With the election just weeks away the tweet immediately drew a flurry of responses with calls for Morgan to apologise.
Many accused the TOP leader of crossing the line and showing a high level of disrespect.
The tweet was variously described as terrible, misogynistic, horrendous, despicable and unacceptable to refer to a successful woman as lipstick on a pig.
He was also accused of "Kiwi bloke" casual sexism that tapped into a Trump-style alt-rhetoric to appeal to apathetic voters.
An unrepentant Morgan took to twitter this morning saying the pig he was referring to was the "Estab Party" that caused the rise of inequality and had done nothing since addressing the problem.
It needed more than infatuation with Ardern to solve, he posted.
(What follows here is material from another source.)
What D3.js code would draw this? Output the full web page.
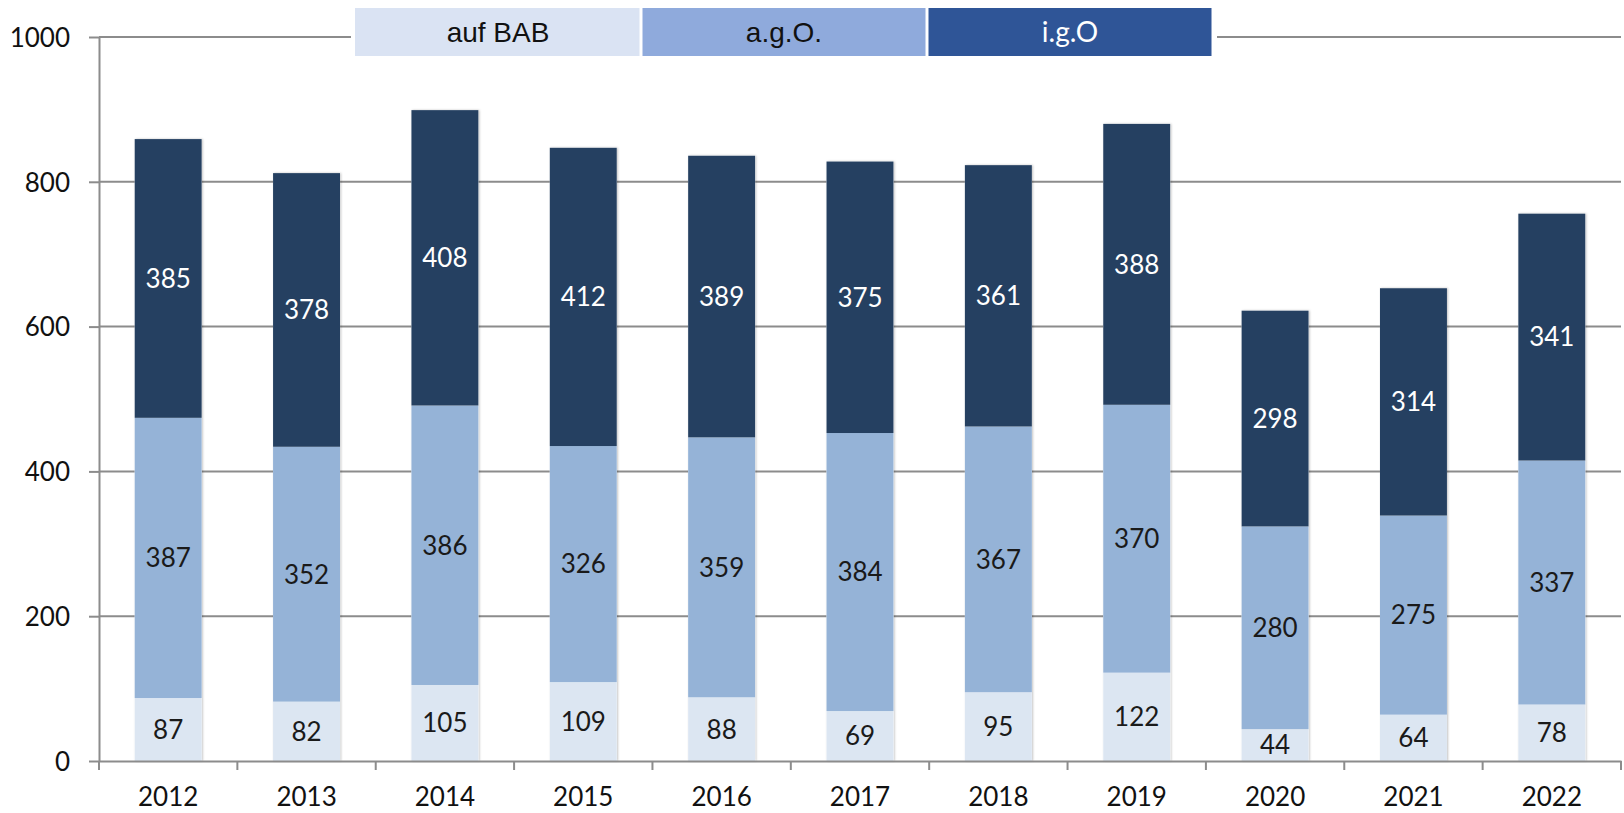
<!DOCTYPE html>
<html>
<head>
<meta charset="utf-8">
<script src="https://cdn.jsdelivr.net/npm/d3@7"></script>
<style>
  body { margin: 0; background: #fff; }
  svg { display: block; }
  .num { font-family: Lato, "Open Sans", sans-serif; font-size: 26px; }
</style>
</head>
<body>
<svg id="chart"></svg>
<script>
// data
const years = ["2012", "2013", "2014", "2015", "2016", "2017", "2018", "2019", "2020", "2021", "2022"];
const aufBAB = [87, 82, 105, 109, 88, 69, 95, 122, 44, 64, 78];
const agO = [387, 352, 386, 326, 359, 384, 367, 370, 280, 275, 337];
const igO = [385, 378, 408, 412, 389, 375, 361, 388, 298, 314, 341];
const yTicks = [0, 200, 400, 600, 800, 1000];
const seriesNames = ["auf BAB", "a.g.O.", "i.g.O"];

const width = 1624, height = 813;
const svg = d3.select("#chart").attr("width", width).attr("height", height);

// bar colours and legend colours differ slightly in the original
const barColors = ["#dce6f2", "#95b3d7", "#254061"];
const labelColors = ["#1a1a1a", "#1a1a1a", "#ffffff"];
const legendColors = ["#dae3f3", "#8faadc", "#2f5597"];
const legendText = ["#111", "#111", "#fff"];

const x = d3.scaleBand().domain(years).range([99, 1621]).paddingInner(0.516).paddingOuter(0.258);
const y = d3.scaleLinear().domain([0, 1000]).range([761, 37]);

// soft shadow under the bars
const defs = svg.append("defs");
const f = defs.append("filter").attr("id", "shadow").attr("x", "-10%").attr("y", "-10%").attr("width", "120%").attr("height", "120%");
f.append("feDropShadow").attr("dx", 1).attr("dy", 0).attr("stdDeviation", 1.2).attr("flood-color", "#000").attr("flood-opacity", 0.25);

// gridlines
svg.append("g")
    .selectAll("line")
    .data(yTicks.filter(d => d > 0))
    .enter().append("line")
    .attr("x1", 99).attr("x2", 1621)
    .attr("y1", d => y(d)).attr("y2", d => y(d))
    .attr("stroke", "#8c8c8c")
    .attr("stroke-width", 2);

// stacked data
const rows = years.map((yr, i) => ({ year: yr, "auf BAB": aufBAB[i], "a.g.O.": agO[i], "i.g.O": igO[i] }));
const stack = d3.stack().keys(seriesNames)(rows);

const barG = svg.append("g");
barG.selectAll("rect.shadow")
    .data(rows)
    .enter().append("rect")
    .attr("x", d => x(d.year))
    .attr("y", d => y(d["auf BAB"] + d["a.g.O."] + d["i.g.O"]))
    .attr("width", x.bandwidth())
    .attr("height", d => y(0) - y(d["auf BAB"] + d["a.g.O."] + d["i.g.O"]))
    .attr("fill", "#fff")
    .attr("filter", "url(#shadow)");

stack.forEach((s, si) => {
    barG.append("g")
        .selectAll("rect")
        .data(s)
        .enter().append("rect")
        .attr("x", d => x(d.data.year))
        .attr("y", d => y(d[1]))
        .attr("width", x.bandwidth())
        .attr("height", d => y(d[0]) - y(d[1]))
        .attr("fill", barColors[si]);
});

// segment labels
stack.forEach((s, si) => {
    svg.append("g")
        .selectAll("text")
        .data(s)
        .enter().append("text")
        .attr("class", "num")
        .attr("x", d => x(d.data.year) + x.bandwidth() / 2)
        .attr("y", d => y((d[0] + d[1]) / 2))
        .attr("dy", "0.36em")
        .attr("text-anchor", "middle")
        .attr("fill", labelColors[si])
        .text(d => d[1] - d[0]);
});

// y axis
const yAxis = svg.append("g")
    .attr("transform", "translate(99,0)")
    .call(d3.axisLeft(y).tickValues(yTicks).tickFormat(d3.format("d")).tickSize(10).tickPadding(19).tickSizeOuter(0));
yAxis.select(".domain").attr("stroke", "#8c8c8c").attr("stroke-width", 2);
yAxis.selectAll(".tick line").attr("stroke", "#8c8c8c").attr("stroke-width", 2);
yAxis.selectAll(".tick text")
    .attr("class", "num")
    .attr("fill", "#111")
    .attr("dy", "0.36em");

// x axis: labels under categories, ticks on the category boundaries
const xAxis = svg.append("g")
    .attr("transform", `translate(0,${y(0)})`)
    .call(d3.axisBottom(x).tickSize(0).tickPadding(45).tickSizeOuter(0));
xAxis.select(".domain").attr("stroke", "#8c8c8c").attr("stroke-width", 2);
xAxis.selectAll(".tick text").attr("class", "num").attr("fill", "#111").attr("dy", 0);

const step = x.step();
xAxis.append("g")
    .selectAll("line")
    .data(d3.range(years.length + 1))
    .enter().append("line")
    .attr("x1", i => 99 + i * step).attr("x2", i => 99 + i * step)
    .attr("y1", 0).attr("y2", 9)
    .attr("stroke", "#8c8c8c").attr("stroke-width", 2);

// legend boxes across the top
const legW = 286, legX = 355;
const leg = svg.append("g");
leg.append("rect")
    .attr("x", legX - 4).attr("y", 6)
    .attr("width", legW * 3 + 8).attr("height", 52)
    .attr("fill", "#fff");
seriesNames.forEach((name, i) => {
    leg.append("rect")
        .attr("x", legX + i * legW + (i > 0 ? 1.5 : 0))
        .attr("y", 8)
        .attr("width", legW - (i > 0 ? 1.5 : 0) - 1.5)
        .attr("height", 48)
        .attr("fill", legendColors[i]);
    leg.append("text")
        .attr("x", legX + i * legW + legW / 2)
        .attr("y", 32)
        .attr("dy", "0.36em")
        .attr("text-anchor", "middle")
        .attr("fill", legendText[i])
        .style("font-family", i == 2 ? "Lato, sans-serif" : "'Liberation Sans', Arial, sans-serif")
        .style("font-size", i == 2 ? "28px" : "28px")
        .text(name);
});
</script>
</body>
</html>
He later encouraged people upset with his comments to focus on policy discussion and rather than "sideline chatter" and posted a photo of a used lipstick sitting next to a toby jug of former Prime Minister Sir Robert Muldoon.
But that has done little to assauge many of his detractors with even his own support base taking him to task.
Poster Mark, who identified himself as a member of TOP, told him it was a mistake to make the lipstick comment about Ardern and to "man up and apologise".
Herald columnist and singer Lizzie Marvelly lashed out, saying Morgan needed to show he was more than a "sexist old dude who hurled unfortunate ad hominem attacks at his opponents".
Marvelly, who was at yesterday's Labour Party campaign launch in Auckland, said the Twitter spat had both the leader and the party's press officer scoring own goals, left, right and centre.
"What a class act," she posted followed by the word sarcasm.
Others on Twitter posted this would even threaten to cost TOP the chance of their vote.
TOP spokesman Sean Plunket said the tweet was a euphemism to show the Labour Party had only made a cosmetic change.
"I mean, Barack Obama used it on Sarah Palin in 2008."
Obama used the phrase at a campaign rally in 2008, while saying opponent John McCain's policies were no different from George W Bush's.
Some in the Republican camp argued it was actually an attack on McCain's running mate Sarah Palin.
Plunket said there would be a press conference later this morning to clarify Morgan's twitter comments.
"The people who are upset about this are also the people who thought Metiria Turei was the second coming of Christ.
"We've not lost any of our voters."
Plunket had earlier tweeted: "It's not a sexist comment it is a euphimism, like selling someone a false bill of goods. So calm the farm."
He later responded to further criticism: "Oh ffs be offended then it's clearly what you want."
Ardern has been approached for comment. A spokesperson said she would likely address the issue at this morning's press conference in Tauranga.